The 501-room new hotel will be connected by sky bridge to the mall, and will be located on the south side, between Macy’s and Bloomingdale’s department stores. Construction of the hotel is expected to begin in December, with an opening planned for late 2012.
Bob Kleinschmidt, EVP and chief of development for Carlson Hotels Americas, tells GlobeSt.com that this hotel is the second in the company’s $1.5 billion Ambition 2015 growth strategy (including the new Blu going into the Aqua project in Chicago) to build new Radisson hotels in major North American cities. “This new hotel is unique because it’s a destination location, with more than 40 million visitors a year, about 10% of them international,” Kleinschmidt says.
He says the hotel market is starting to recover from one of the deepest downturns in hospitality history. “We clearly hit the bottom and are on the climb up.

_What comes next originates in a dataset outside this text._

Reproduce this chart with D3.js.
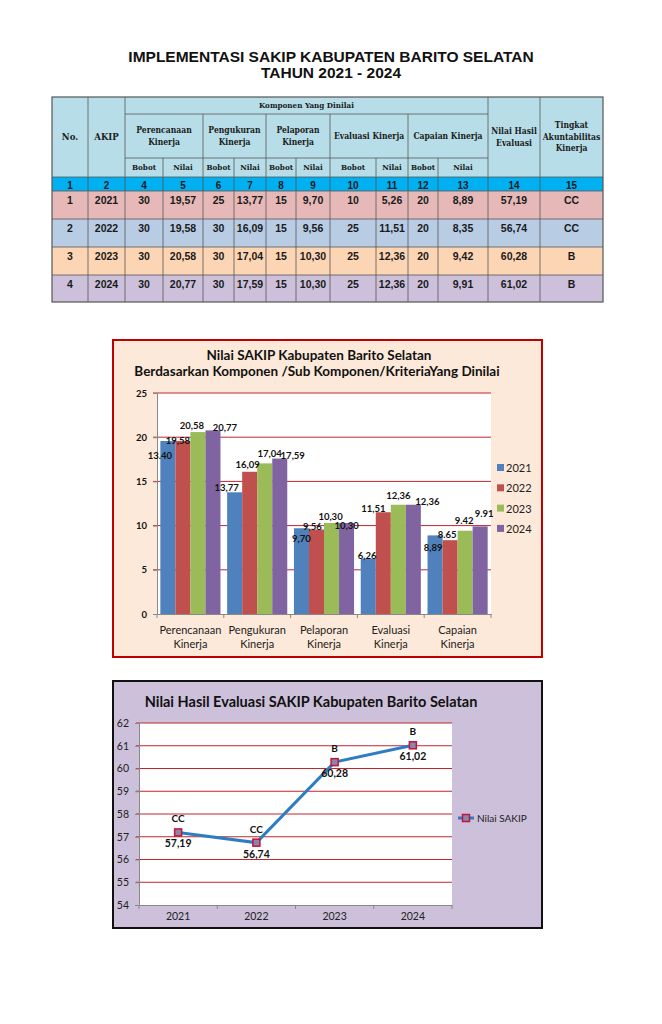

In the past three months, there’s been improvements across the board, occupancies are on the rise,” Kleinschmidt says.
Kurt Hagen, SVP with Mall of America, tells GlobeSt.com that the second phase expansion was created about the time the mall opened in 1992, but that the economy pushed back the plans. “When the economy sunk we decided to break the second phase into many subsets. The first piece was this hotel,” he says.
Other planned components include a Mayo Clinic branch, water park hotel, performing arts theater and about 800,000 square feet more retail, though Hagen says those pieces don’t have a definite start date. “We’re kind of at the mercy of the financing climate. We’re hopeful the Mayo phase will start in about a year, and to have the entire expansion completed in five to seven years,” he says.
Though the downturn hurt expansion plans, Hagen says the mall itself hasn’t suffered, remaining at about 95% occupied. “I think we’re a retail abnormality, we haven’t felt the recession because of the tourists. Sales were flat throughout the recession, but they’re up this year,” he says.